Dans cette région perdue de Nzuwani, le défi est énorme pour l’entreprise chargée de mener les travaux. Il s’agit de perforer la montagne et de construire des ponts surplombant des torrents, pour désenclaver cette zone agricole et sortir les habitants de l’isolement. Les villageois ont été contraints de vivre à l’ancienne.  Certains n’oublient pas les promesses jamais tenues par les politiques et tentent de gommer leurs douleurs après le démarrage des travaux. «On a eu trop de promesses sans lendemains au point d’être plongé dans le scepticisme quant à la construction de cette route. Mais aujourd’hui l’espoir est de mise. Que du bonheur, parce que dorénavant, on ne sera pas obligé de rester à Mutsamudu, bien loin de nos familles», a fait savoir Faydhata Absoir. La jeune étudiante, retient son souffle, puis reprend ses mots. «Si quelqu’un se blesse au champ on le porte sur un brancard d’infortune, fabriqué à partir des troncs d’arbres dont on se relaie jusqu’à l’arrivé à son domicile.
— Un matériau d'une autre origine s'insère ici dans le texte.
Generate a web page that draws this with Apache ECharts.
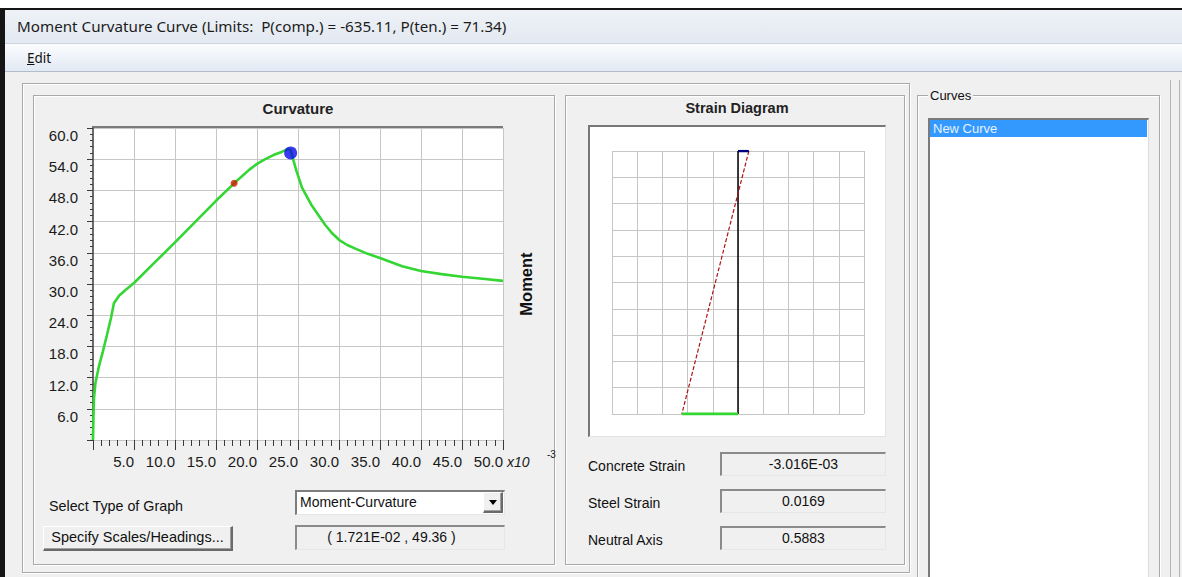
<!DOCTYPE html>
<html>
<head>
<meta charset="utf-8">
<title>Moment Curvature Curve</title>
<script src="https://cdn.jsdelivr.net/npm/echarts@6/dist/echarts.min.js"></script>
<style>
  html, body { margin: 0; padding: 0; background: #fff; }
  #page { position: relative; width: 1182px; height: 577px; overflow: hidden; background: #fff;
          font-family: "Liberation Sans", Arial, sans-serif; color: #111; }
  .a { position: absolute; box-sizing: border-box; }
  .win { left: 0; top: 8px; width: 1200px; height: 600px; background: #f0f0f0;
         border-top: 2px solid #151515; border-left: 5px solid #151515; }
  .titlebar { left: 5px; top: 10px; width: 1180px; height: 33px;
              background: linear-gradient(#eef2f7, #e3e9f1); }
  .titletext { left: 17px; top: 10px; height: 33px; line-height: 33px; white-space: pre;
               font-family: "Noto Sans", "Open Sans", sans-serif; font-size: 15.2px; color: #1c1c1c; }
  .menubar { left: 5px; top: 43px; width: 1180px; height: 29px;
             background: linear-gradient(#fbfcfe, #e2e9f4); border-top: 1px solid #ccd4df; border-bottom: 1px solid #b3bccb; }
  .menutext { left: 27px; top: 44px; height: 29px; line-height: 29px;
              font-family: "Noto Sans", "Open Sans", sans-serif; font-size: 13.5px; color: #111; }
  .etched { border: 1px solid #a9a9a9; box-shadow: inset 1px 1px 0 #fff, 1px 1px 0 #fff; }
  .plotbox { left: 92px; top: 126px; width: 411px; height: 314px; background: #fff; border-top: 2px solid #7a7a7a; }
  .strainbox { left: 588px; top: 125px; width: 298px; height: 312px; background: #fff;
               border-top: 2px solid #777; border-left: 2px solid #777; border-right: 1px solid #e4e4e4; border-bottom: 1px solid #e4e4e4; }
  .lbl { font-size: 14px; white-space: pre; }
  .sunken { border-top: 2px solid #8a8a8a; border-left: 2px solid #8a8a8a; border-right: 1px solid #e6e6e6; border-bottom: 1px solid #e6e6e6;
            background: #f0f0f0; text-align: center; white-space: pre; }
  .raised { border-top: 1px solid #fff; border-left: 1px solid #fff; border-right: 2px solid #6a6a6a; border-bottom: 2px solid #6a6a6a;
            background: #f0f0f0; text-align: center; white-space: pre; box-shadow: inset -1px -1px 0 #a0a0a0; }
  #chart { position: absolute; left: 0; top: 0; width: 1182px; height: 577px; }
</style>
</head>
<body>
<div id="page">
  <div class="a win"></div>
  <div class="a titlebar"></div>
  <div class="a titletext">Moment Curvature Curve (Limits:  P(comp.) = -635.11, P(ten.) = 71.34)</div>
  <div class="a menubar"></div>
  <div class="a menutext"><u>E</u>dit</div>

  <!-- left group with the two plot panels -->
  <div class="a etched" style="left:22px;top:83px;width:888px;height:490px;"></div>
  <div class="a etched" style="left:33px;top:95px;width:522px;height:470px;"></div>
  <div class="a etched" style="left:565px;top:95px;width:340px;height:470px;"></div>
  <div class="a plotbox"></div>
  <div class="a strainbox"></div>

  <!-- graph controls -->
  <div class="a lbl" style="left:49px;top:498px;line-height:16px;font-size:14.3px;">Select Type of Graph</div>
  <div class="a" style="left:295px;top:490px;width:210px;height:25px;background:#fff;border-top:2px solid #7d7d7d;border-left:2px solid #7d7d7d;border-right:1px solid #e6e6e6;border-bottom:1px solid #e6e6e6;"></div>
  <div class="a lbl" style="left:300px;top:494px;line-height:16px;">Moment-Curvature</div>
  <div class="a raised" style="left:483px;top:492px;width:20px;height:21px;"></div>
  <div class="a" style="left:489px;top:500px;width:0;height:0;border-left:4px solid transparent;border-right:4px solid transparent;border-top:5px solid #000;"></div>
  <div class="a raised lbl" id="btnScales" style="left:43px;top:526px;width:190px;height:25px;line-height:21px;font-size:14.5px;">Specify Scales/Headings...</div>
  <div class="a sunken lbl" id="readout" style="left:295px;top:525px;width:210px;height:25px;line-height:21px;padding-right:18px;"></div>

  <!-- section results -->
  <div class="a lbl" style="left:588px;top:458px;line-height:16px;">Concrete Strain</div>
  <div class="a lbl" style="left:588px;top:495px;line-height:16px;">Steel Strain</div>
  <div class="a lbl" style="left:588px;top:532px;line-height:16px;">Neutral Axis</div>
  <div class="a sunken lbl" id="boxConcrete" style="left:720px;top:452px;width:166px;height:24px;line-height:20px;"></div>
  <div class="a sunken lbl" id="boxSteel" style="left:720px;top:489px;width:166px;height:24px;line-height:20px;"></div>
  <div class="a sunken lbl" id="boxNeutral" style="left:720px;top:526px;width:166px;height:24px;line-height:20px;"></div>

  <!-- curves list -->
  <div class="a etched" style="left:917px;top:95px;width:243px;height:520px;"></div>
  <div class="a lbl" style="left:928px;top:88px;line-height:15px;background:#f0f0f0;padding:0 2px;font-size:13px;">Curves</div>
  <div class="a" style="left:928px;top:118px;width:221px;height:480px;background:#fff;border-top:2px solid #7a7a7a;border-left:2px solid #7a7a7a;border-right:1px solid #dcdcdc;"></div>
  <div class="a lbl" style="left:930px;top:120px;width:217px;height:17px;line-height:17px;background:#3399ff;color:#e6f3ff;padding-left:3px;font-size:13px;">New Curve</div>
  <div class="a" style="left:1170px;top:80px;width:1px;height:500px;background:#b4b4b4;"></div>
  <div class="a" style="left:1179px;top:80px;width:1px;height:500px;background:#b4b4b4;"></div>

  <div id="chart"></div>
</div>

<script>
// Moment-curvature response (curvature in units of 1e-3)
const curvature = [0, 0.05, 0.12, 0.3, 0.7, 1.2, 1.7, 2.2, 2.55, 3.2, 4.0, 5.0, 7.5, 10.0, 12.5, 15.0,
                   17.21, 19.0, 20.0, 21.0, 22.0, 23.0, 23.7, 24.1, 24.4, 24.8, 25.5, 26.6, 28.3, 29.2,
                   30.0, 31.0, 32.0, 33.5, 35.0, 37.7, 40.0, 42.5, 45.0, 47.5, 50.0];
const moment = [0, 4, 8, 11, 14, 17, 20.2, 23.5, 26.3, 27.8, 28.9, 30.2, 34.1, 38.0, 42.0, 46.0,
                49.36, 51.9, 53.1, 54.0, 54.8, 55.4, 55.9, 55.8, 54.0, 51.8, 48.5, 45.3, 41.4, 39.7,
                38.5, 37.5, 36.8, 35.8, 35.0, 33.4, 32.5, 31.9, 31.4, 31.0, 30.6];
// cursor point (curvature 1e-3, moment) and the ultimate-moment marker
const cursorPoint = [17.21, 49.36];
const peakPoint = [24.1, 55.2];

// axis ticks of the moment-curvature plot
const curvatureTicks = [0, 50, 5];
const momentTicks = [0, 60, 6];

// strain profile over the section depth (strain in per mille, depth in grid rows from the top fibre)
const fibreDepth = [0, 10];
const fibreStrain = [-3.016, 15.6];
const steelStrain = 0.0169;
const neutralAxis = 0.5883;

function sci(v) {
  const parts = v.toExponential(3).split('e');
  const n = parseInt(parts[1], 10);
  return parts[0] + 'E' + (n < 0 ? '-' : '+') + String(Math.abs(n)).padStart(2, '0');
}

document.getElementById('readout').textContent =
  '( ' + sci(cursorPoint[0] / 1000) + ' , ' + cursorPoint[1].toFixed(2) + ' )';
document.getElementById('boxConcrete').textContent = sci(fibreStrain[0] / 1000);
document.getElementById('boxSteel').textContent = steelStrain.toFixed(4);
document.getElementById('boxNeutral').textContent = neutralAxis.toFixed(4);

const curveData = curvature.map((c, i) => [c, moment[i]]);
// plotted abscissa is the negated strain, so compression lies to the right
const profile = fibreDepth.map((d, i) => [-fibreStrain[i], d]);
const topFibre = [[0, fibreDepth[0]], profile[0]];
const bottomFibre = [[0, fibreDepth[1]], profile[1]];
const zeroLine = [[0, fibreDepth[0]], [0, fibreDepth[1]]];

const tickFont = { fontFamily: 'Liberation Sans', fontSize: 15, color: '#1a1a1a' };
const gridLine = { show: true, lineStyle: { color: '#c6c6c6', width: 1 } };
const tickColor = '#3a3a3a';

const chart = echarts.init(document.getElementById('chart'), null, { renderer: 'svg' });
chart.setOption({
  animation: false,
  grid: [
    { left: 93, top: 128, width: 410, height: 312 },
    { left: 612, top: 151, width: 252, height: 263 }
  ],
  xAxis: [
    {
      gridIndex: 0, type: 'value', min: curvatureTicks[0], max: curvatureTicks[1], interval: curvatureTicks[2],
      offset: 3,
      axisLine: { show: false },
      axisTick: { show: true, length: 10, lineStyle: { color: tickColor } },
      minorTick: { show: true, splitNumber: 5, length: 6, lineStyle: { color: tickColor } },
      axisLabel: Object.assign({ showMinLabel: false, align: 'right', margin: 11,
                                 formatter: v => v.toFixed(1) }, tickFont),
      splitLine: gridLine
    },
    {
      gridIndex: 1, type: 'value', min: -35, max: 35, interval: 7,
      axisLine: { show: false }, axisTick: { show: false }, axisLabel: { show: false },
      splitLine: gridLine
    }
  ],
  yAxis: [
    {
      gridIndex: 0, type: 'value', min: momentTicks[0], max: momentTicks[1], interval: momentTicks[2],
      axisLine: { show: true, lineStyle: { color: '#6a6a6a', width: 2 } },
      axisTick: { show: true, length: 6, lineStyle: { color: tickColor } },
      minorTick: { show: true, splitNumber: 5, length: 3, lineStyle: { color: tickColor } },
      axisLabel: Object.assign({ showMinLabel: false, verticalAlign: 'top', margin: 15,
                                 formatter: v => v.toFixed(1) }, tickFont),
      splitLine: gridLine
    },
    {
      gridIndex: 0, type: 'value', position: 'right', min: momentTicks[0], max: momentTicks[1],
      name: 'Moment', nameLocation: 'middle', nameRotate: 90, nameGap: 14,
      nameTextStyle: { fontFamily: 'Liberation Sans', fontWeight: 'bold', fontSize: 16.5, color: '#111' },
      axisLine: { show: false }, axisTick: { show: false }, axisLabel: { show: false }, splitLine: { show: false }
    },
    {
      gridIndex: 1, type: 'value', min: 0, max: 10, interval: 1, inverse: true,
      axisLine: { show: false }, axisTick: { show: false }, axisLabel: { show: false },
      splitLine: gridLine
    }
  ],
  graphic: [
    { type: 'text', x: 298, y: 108,
      style: { text: 'Curvature', font: 'bold 15px "Liberation Sans"', fill: '#222', align: 'center', verticalAlign: 'middle' } },
    { type: 'text', x: 737, y: 108,
      style: { text: 'Strain Diagram', font: 'bold 14.5px "Liberation Sans"', fill: '#222', align: 'center', verticalAlign: 'middle' } },
    { type: 'text', left: 507, top: 455,
      style: { text: 'x10', font: 'italic 14px "Liberation Sans"', fill: '#1a1a1a' } },
    { type: 'text', left: 547, top: 449,
      style: { text: '-3', font: '10px "Liberation Sans"', fill: '#1a1a1a' } }
  ],
  series: [
    {
      name: 'Moment-Curvature', type: 'line', xAxisIndex: 0, yAxisIndex: 0,
      data: curveData, showSymbol: false, smooth: false,
      lineStyle: { color: '#33d633', width: 2.6 }, z: 3
    },
    {
      name: 'Cursor', type: 'scatter', xAxisIndex: 0, yAxisIndex: 0,
      data: [cursorPoint], symbolSize: 7, itemStyle: { color: '#cc1a00' }, z: 4
    },
    {
      name: 'Peak', type: 'scatter', xAxisIndex: 0, yAxisIndex: 0,
      data: [peakPoint], symbolSize: 13, itemStyle: { color: '#0b0bea' }, z: 5
    },
    {
      name: 'Section', type: 'line', xAxisIndex: 1, yAxisIndex: 2, data: zeroLine,
      showSymbol: false, lineStyle: { color: '#000', width: 1.5 }, z: 3
    },
    {
      name: 'Profile', type: 'line', xAxisIndex: 1, yAxisIndex: 2, data: profile,
      showSymbol: false, lineStyle: { color: '#b01010', width: 1.2, type: [4, 2] }, z: 4
    },
    {
      name: 'Compression', type: 'line', xAxisIndex: 1, yAxisIndex: 2, data: topFibre,
      showSymbol: false, lineStyle: { color: '#00007f', width: 2.5 }, z: 5
    },
    {
      name: 'Tension', type: 'line', xAxisIndex: 1, yAxisIndex: 2, data: bottomFibre,
      showSymbol: false, lineStyle: { color: '#33d633', width: 3 }, z: 5
    }
  ]
});
</script>
</body>
</html>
Toujours est-il que les sentiers sont sinueux. Aujourd’hui, c’est assez différent parce que les voitures peuvent accéder ici bien que les travaux de la route de Lingoni soient en cours. Les voitures que vous voyez là se rendent à Dindri», se rappelle-t-elle avec un brin de regret. Lancé au mois d’octobre dernier au cours d’une cérémonie solennelle présidée par le chef de l’Etat à Dindri, cette transversale de 11 km va désenclaver une zone à la fois agricole et protégée – zone forestière avec le lac dzialandze, classé parmi les aires protégées du pays  – d’où son importance.